No. Even if state law would recognize a trust in after-acquired property, federal tax consequences are governed by federal law principles. The anticipatory assignment of income doctrine prevents taxpayers from avoiding tax by assigning future receipts when they retain control over the income source. State-law validity of the instrument does not compel a different federal tax outcome.

How does Brainard relate to Lucas v. Earl and other assignment-of-income cases?

Brainard applies Lucas v. Earl's core teaching that one cannot, by anticipatory arrangements, deflect taxation from the person who earns the income. It contrasts with Blair v. Commissioner, where the taxpayer transferred an existing property interest (a beneficial interest in a trust), effectively shifting tax on ensuing income. Later cases, such as Helvering v. Horst and Harrison v. Schaffner, reinforce the same principle: assigning the fruit without transferring the tree does not shift the tax.

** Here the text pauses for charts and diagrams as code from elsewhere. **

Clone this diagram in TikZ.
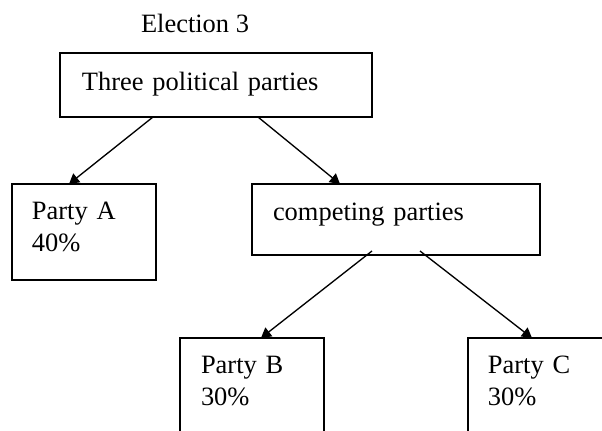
\documentclass[tikz,border=0pt]{standalone}
\usepackage{fontspec}
\setmainfont{Liberation Serif}
\usetikzlibrary{arrows.meta}

\begin{document}
\begin{tikzpicture}[x=0.45pt, y=-0.45pt,
  txt/.style={font=\fontsize{11.9}{14.4}\selectfont},
  box/.style={txt, draw, line width=0.75pt, anchor=north west, outer sep=0pt,
    inner ysep=0pt, align=left},
  link/.style={line width=0.6pt, -{Triangle[length=4.5pt, width=5pt]}}]

  \useasboundingbox (0,0) rectangle (602,430);

  \node[txt, anchor=base] (title) at (195,32) {Election 3};

  \node[box, inner xsep=9.9pt, text width=120.6pt, text height=16.65pt, text depth=12.15pt]
    (parties) at (60,53) {Three political parties};
  \node[box, inner xsep=9pt, text width=46.8pt, text height=15.75pt, text depth=27.45pt]
    (partyA) at (12,184) {Party A\\40\%};
  \node[box, inner xsep=9.45pt, text width=110.7pt, text height=16.2pt, text depth=15.75pt]
    (competing) at (252,184) {competing parties};
  \node[box, inner xsep=9.45pt, text width=45.9pt, text height=15.75pt, text depth=27.45pt]
    (partyB) at (180,338) {Party B\\30\%};
  \node[box, inner xsep=9pt, text width=46.8pt, text height=15.75pt, text depth=27.45pt]
    (partyC) at (468,338) {Party C\\30\%};

  \draw[link] ([xshift=41.85pt]parties.south west) -- ([xshift=25.65pt]partyA.north west); %% -> A
  \draw[link] ([xshift=89.1pt]parties.south west) -- ([xshift=39.6pt]competing.north west);
  \draw[link] ([xshift=54pt, yshift=1.8pt]competing.south west) -- ([xshift=36.45pt]partyB.north west); %% -> B
  \draw[link] ([xshift=75.6pt, yshift=1.8pt]competing.south west) -- ([xshift=28.8pt]partyC.north west); %% -> C
\end{tikzpicture}
\end{document}
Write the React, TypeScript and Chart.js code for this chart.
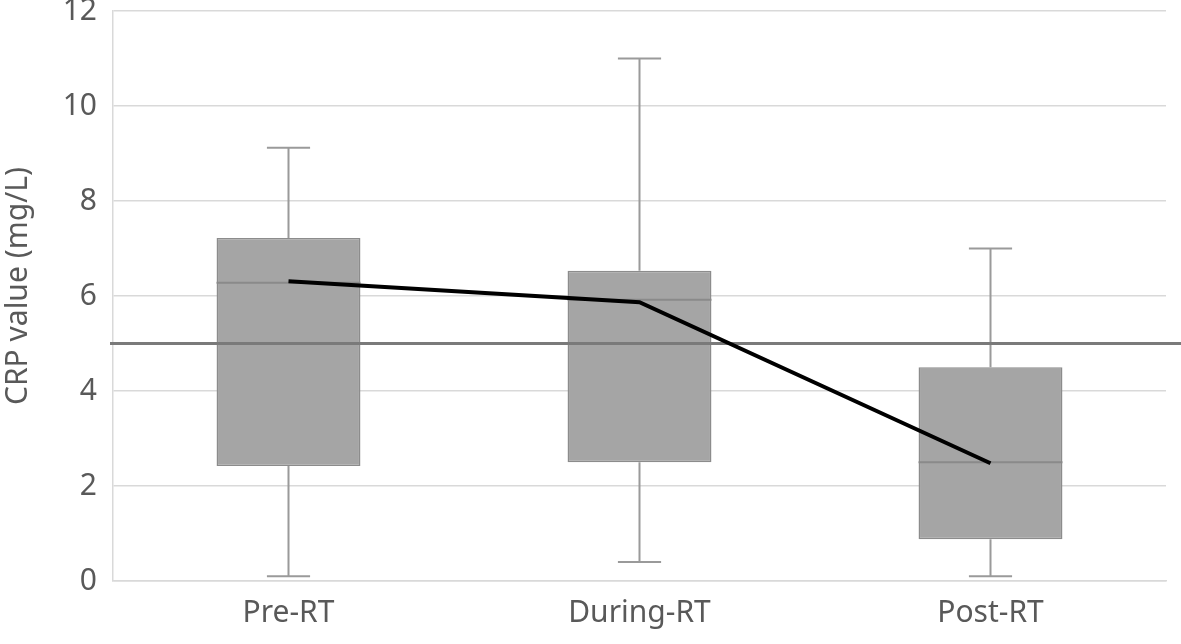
import React, { useEffect, useRef } from "react";
import { Chart, registerables } from "chart.js";

Chart.register(...registerables);

const categories = ["Pre-RT", "During-RT", "Post-RT"];
const minValues = [0.1, 0.4, 0.1];
const q1Values = [2.42, 2.5, 0.88];
const medianValues = [6.28, 5.92, 2.5];
const q3Values = [7.22, 6.53, 4.5];
const maxValues = [9.12, 11.0, 7.0];
const trendValues = [6.31, 5.87, 2.48];
const referenceValue = 5;
const yMin = 0;
const yMax = 12;
const yStep = 2;
const yTitle = "CRP value (mg/L)";

const FONT = "'Noto Sans', 'Open Sans', sans-serif";

const boxPlugin = {
  id: "boxExtras",
  afterDatasetDraw(chart: any, args: any) {
    if (args.index !== 0) return;
    const ctx = chart.ctx;
    const y = chart.scales.y;
    const meta = chart.getDatasetMeta(0);
    ctx.save();
    meta.data.forEach((bar: any, i: number) => {
      const cx = bar.x;
      const w = bar.width;
      const capW = w * 0.3;
      ctx.strokeStyle = "#9a9a9a";
      ctx.lineWidth = 2;
      ctx.beginPath();
      ctx.moveTo(cx, y.getPixelForValue(q3Values[i]));
      ctx.lineTo(cx, y.getPixelForValue(maxValues[i]));
      ctx.moveTo(cx, y.getPixelForValue(q1Values[i]));
      ctx.lineTo(cx, y.getPixelForValue(minValues[i]));
      ctx.moveTo(cx - capW / 2, y.getPixelForValue(maxValues[i]));
      ctx.lineTo(cx + capW / 2, y.getPixelForValue(maxValues[i]));
      ctx.moveTo(cx - capW / 2, y.getPixelForValue(minValues[i]));
      ctx.lineTo(cx + capW / 2, y.getPixelForValue(minValues[i]));
      ctx.stroke();
      ctx.strokeStyle = "#8a8a8a";
      ctx.lineWidth = 2;
      ctx.beginPath();
      const my = y.getPixelForValue(medianValues[i]);
      ctx.moveTo(cx - w / 2, my);
      ctx.lineTo(cx + w / 2, my);
      ctx.stroke();
    });
    const ry = y.getPixelForValue(referenceValue);
    ctx.strokeStyle = "#7a7a7a";
    ctx.lineWidth = 3;
    ctx.beginPath();
    ctx.moveTo(chart.chartArea.left - 3, ry);
    ctx.lineTo(chart.width, ry);
    ctx.stroke();
    ctx.restore();
  },
  afterDraw(chart: any) {
    const ctx = chart.ctx;
    const area = chart.chartArea;
    ctx.save();
    ctx.translate(18, (area.top + area.bottom) / 2 - 10);
    ctx.rotate(-Math.PI / 2);
    ctx.fillStyle = "#595959";
    ctx.font = `30px ${FONT}`;
    ctx.textAlign = "center";
    ctx.textBaseline = "middle";
    ctx.fillText(yTitle, 0, 0);
    ctx.restore();
  },
};

export default function App() {
  const ref = useRef<HTMLCanvasElement>(null);
  useEffect(() => {
    document.body.style.margin = "0";
    const chart = new Chart(ref.current!, {
      type: "bar",
      data: {
        labels: categories,
        datasets: [
          {
            type: "bar",
            data: q1Values.map((q, i) => [q, q3Values[i]]) as any,
            backgroundColor: "#a5a5a5",
            borderColor: "#8c8c8c",
            borderWidth: 1.5,
            borderSkipped: false,
            barPercentage: 0.41,
            categoryPercentage: 1,
            order: 1,
          },
          {
            type: "line",
            data: trendValues,
            borderColor: "#000000",
            borderWidth: 4,
            pointRadius: 0,
            fill: false,
            tension: 0,
            order: 0,
          } as any,
        ],
      },
      options: {
        responsive: false,
        animation: false,
        layout: { padding: { top: 11, right: 15, left: 0, bottom: 0 } },
        plugins: { legend: { display: false }, tooltip: { enabled: false } },
        scales: {
          x: {
            grid: { display: false },
            border: { display: true, color: "#d9d9d9", width: 1.5 },
            ticks: { color: "#595959", font: { family: FONT, size: 30 }, padding: 6 },
            afterFit: (s: any) => { s.height = 63; },
          },
          y: {
            min: yMin,
            max: yMax,
            ticks: { stepSize: yStep, color: "#595959", font: { family: FONT, size: 30, lineHeight: 0.01 }, padding: 10 },
            grid: { color: "#d9d9d9", lineWidth: 1.5, drawTicks: true, tickLength: 6, tickColor: "rgba(0,0,0,0)" },
            border: { display: true, color: "#d9d9d9", width: 1.5 },
            title: { display: false },
            afterFit: (s: any) => { s.width = 113; },
          },
        },
      },
      plugins: [boxPlugin],
    });
    return () => chart.destroy();
  }, []);
  return (
    <div style={{ width: 1181, height: 644 }}>
      <canvas ref={ref} width={1181} height={644} style={{ display: "block" }} />
    </div>
  );
}
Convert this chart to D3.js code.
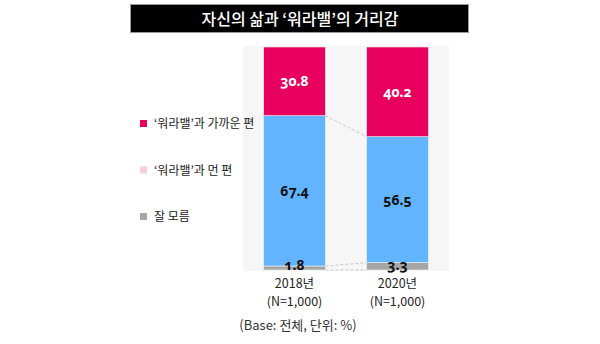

What practical tax-planning lesson does Brainard provide?

If the goal is to shift the tax burden on future income, transfer the tree, not just the fruit. That is, effect a present, bona fide transfer of the income-producing asset or meaningful control over it before the income is fixed or realized. Mere promises to give away profits to be earned from an asset you still control will not work for shifting federal income tax.

Conclusion

Brainard v. Commissioner squarely holds that a taxpayer cannot escape tax on profits produced by assets and activities he controls by declaring in advance that any such profits will belong to others. Federal tax liability tracks economic reality: the person who earns the income or controls the income-producing property bears the tax, regardless of anticipatory assignments couched as trusts or gifts.

For students and practitioners, Brainard provides a clear analytic framework to separate ineffective assignments of future income from effective transfers of income-producing property. It remains a touchstone for planning and litigation involving the timing and form of gifts, trust funding, and redirection of anticipated receipts, underscoring that form must give way to substance in determining who is taxed on income.